Alexander von Schlippenbach
Music journalist, author and sound artist Michael Rüsenberg invites jazz greats to an interesting exchange at "Speak Like A Child." The title of the series goes back to the title track of the legendary Herbie Hancock album from 1968 and is a reference to the musical primary color of the Stadtgarten. Now the popular interview series is also available as a podcast, listen here on this website, Spotify and iTunes.
With Alexander von Schlippenbach, one of the most important representatives of free jazz in Europe, one likes to associate "Berlin". But he is also a Cologne native; in any case, he graduated from high school here and studied composition at the Musikhochschule from 1959-64. The far more significant association, however, is "Globe Unity". In 1966 merely the title of a composition, to this day it is the name of probably the most important large formation of the European jazz avant-garde.
As a pianist, Alexander von Schlippenbach is a stylist in his own right. His greatest influences are Cecil Taylor, on the other hand Thelonious Monk; in 1996/97 he recorded Monk's complete works (70 pieces) with a quintet. Legendary his over five decades existing trio with Evan Parker (soprano saxophone) and Paul Lovens (drums), later Paul Lytton.
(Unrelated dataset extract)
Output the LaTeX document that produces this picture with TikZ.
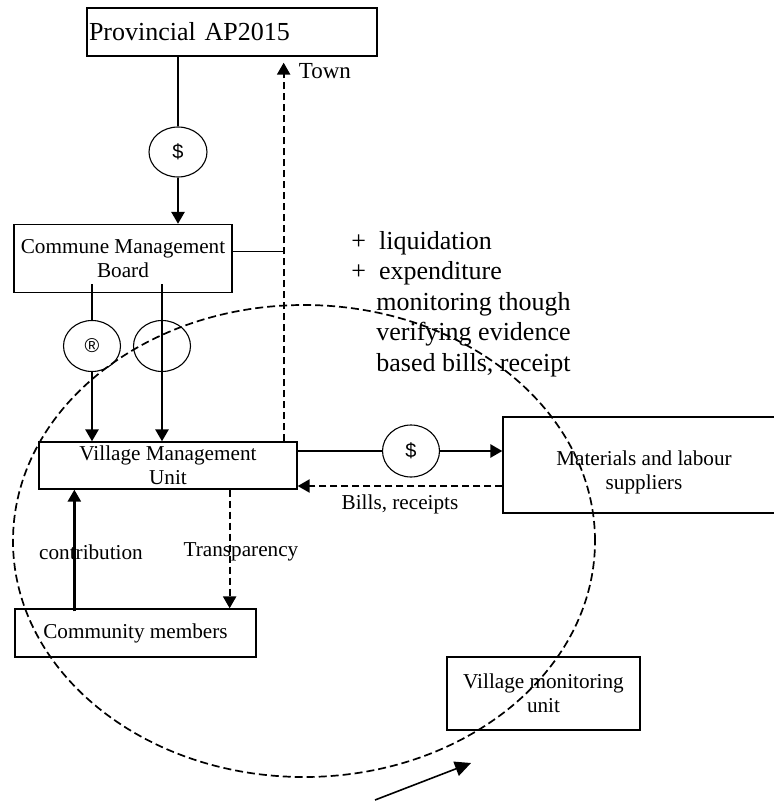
\documentclass[tikz,border=0pt]{standalone}
\usepackage{fontspec}
\setmainfont{Liberation Serif}
\newfontfamily\arialfont{Liberation Sans}
\usetikzlibrary{shapes.geometric,arrows.meta}

\tikzset{
  box/.style = {draw, line width=0.65pt, inner sep=0pt, align=center,
    font=\fontsize{10.6}{12}\selectfont},
  money/.style = {draw, ellipse, line width=0.55pt, inner sep=0pt,
    minimum width=29pt, minimum height=25pt, font=\arialfont\fontsize{10}{12}\selectfont},
  flow/.style = {line width=1.3pt, -{Triangle[length=6pt,width=6.5pt]}},
  dashflow/.style = {flow, line width=1.15pt, dash pattern=on 3.5pt off 2pt},
  lbl/.style = {font=\fontsize{10.6}{12}\selectfont, inner sep=0pt}
}

\begin{document}
\begin{tikzpicture}[x=0.5pt, y=-0.5pt]
    \clip (0,0) rectangle (774,803);

    \node[box, align=left, text width=143pt, inner xsep=1pt, minimum height=24pt,
      font=\fontsize{13}{15}\selectfont](provincial) at (232,32) {Provincial AP2015};
    \node[money](dollarTop) at (178,152) {\$};
    \node[box, minimum width=109pt, minimum height=34pt](commune) at (123,258.5) {Commune Management\\Board};
    \node[money, minimum width=28.5pt, minimum height=25.5pt](registered) at (92,346) {\textregistered};
    \node[money, minimum width=28.5pt, minimum height=25.5pt](blank) at (162,346) {};
    \node[box, minimum width=129pt, minimum height=23.5pt](village) at (168,465.5) {Village Management\\Unit};
    \node[money, minimum width=28.5pt, minimum height=26pt](dollarMid) at (411,451) {\$};
    \node[box, minimum width=141pt, minimum height=48pt](suppliers) at (644,465)
      {\raisebox{-3.5pt}[\height][\depth]{\parbox{141pt}{\centering Materials and labour\\suppliers}}};
    \node[box, minimum width=120.5pt, minimum height=24pt](community) at (135.5,633) {Community members};
    \node[box, minimum width=96.5pt, minimum height=36.5pt](monitoring) at (543.5,693.5) {Village monitoring\\unit};

    % notes beside the town line
    \node[anchor=west, align=left, inner sep=0pt, font=\fontsize{13}{15.3}\selectfont](notes) at (351,304)
      {+\enspace liquidation\\ +\enspace expenditure\\ \hspace*{12.5pt}monitoring though\\
       \hspace*{12.5pt}verifying evidence\\ \hspace*{12.5pt}based bills, receipt};

    \coordinate (townLine) at ([xshift=-7pt]village.north east);

    \draw [line width=1.3pt] (dollarTop.north |- provincial.south) -- (dollarTop.north);
    \draw [flow] (dollarTop.south) -- (dollarTop.south |- commune.north);
    \draw [line width=1.3pt] ([yshift=4.5pt]registered.north |- commune.south) -- (registered.north);
    \draw [flow] (registered.south) -- (registered.south |- village.north);
    \draw [flow] ([yshift=4.5pt]blank.north |- commune.south) -- (blank.south |- village.north);

    \draw [dashflow, shorten >=3pt] (townLine) -- (townLine |- provincial.south)
      node[lbl, pos=1, anchor=west, xshift=7pt, yshift=-7pt, font=\fontsize{11.5}{13}\selectfont]{Town};
    \draw [line width=0.55pt] ([yshift=3.5pt]commune.east) -- ([yshift=3.5pt]commune.east -| townLine);

    \draw [line width=1.3pt] (dollarMid.west -| village.east) -- (dollarMid.west);
    \draw [flow] (dollarMid.east) -- (dollarMid.east -| suppliers.west);
    \draw [dashflow] ([yshift=-10.5pt]suppliers.west) -- ([yshift=-10.5pt]suppliers.west -| village.east)
      node[lbl, midway, below=4pt]{Bills, receipts};

    \draw [flow] ([xshift=30pt,yshift=-1.5pt]community.north west) -- ([xshift=30pt]community.north west |- village.south);
    \draw [dashflow] ([xshift=-34pt]village.south east) -- ([xshift=-34pt]village.south east |- community.north);
    \node[lbl](contribution) at (91,552) {contribution};
    \node[lbl](transparency) at (241,552) {Transparency};

    % monitoring circle
    \draw [line width=0.85pt, dash pattern=on 4pt off 2pt] (304,541) ellipse [x radius=145.5pt, y radius=118pt];

    \coordinate (pointerTail) at (375,800);
    \coordinate (pointerTip) at (471,763);
    \draw [line width=0.8pt, -{Triangle[length=8pt,width=7.5pt]}] (pointerTail) -- (pointerTip);
\end{tikzpicture}
\end{document}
He continues to tour in his ninth decade, including with his wife, pianist Aki Takase, and occasionally with his son Vincent, aka DJ Illvibe.
He has received several awards, including the Albert Mangelsdorff Prize in 1994, the SWR Jazz Prize in 2007, and the Federal Cross of Merit in 2017. The conversation with Alexander von Schlippenbach took place on Easter Monday, April 10, 2023, in the lounge of the Stadtgarten, three days after his 85th birthday. That was at 6 p.m., in front of an audience; at 8 p.m. he was sitting at the grand piano on the Stadtgarten stage with The Bridge, the quartet of Portuguese saxophonist Rodrigo Amado.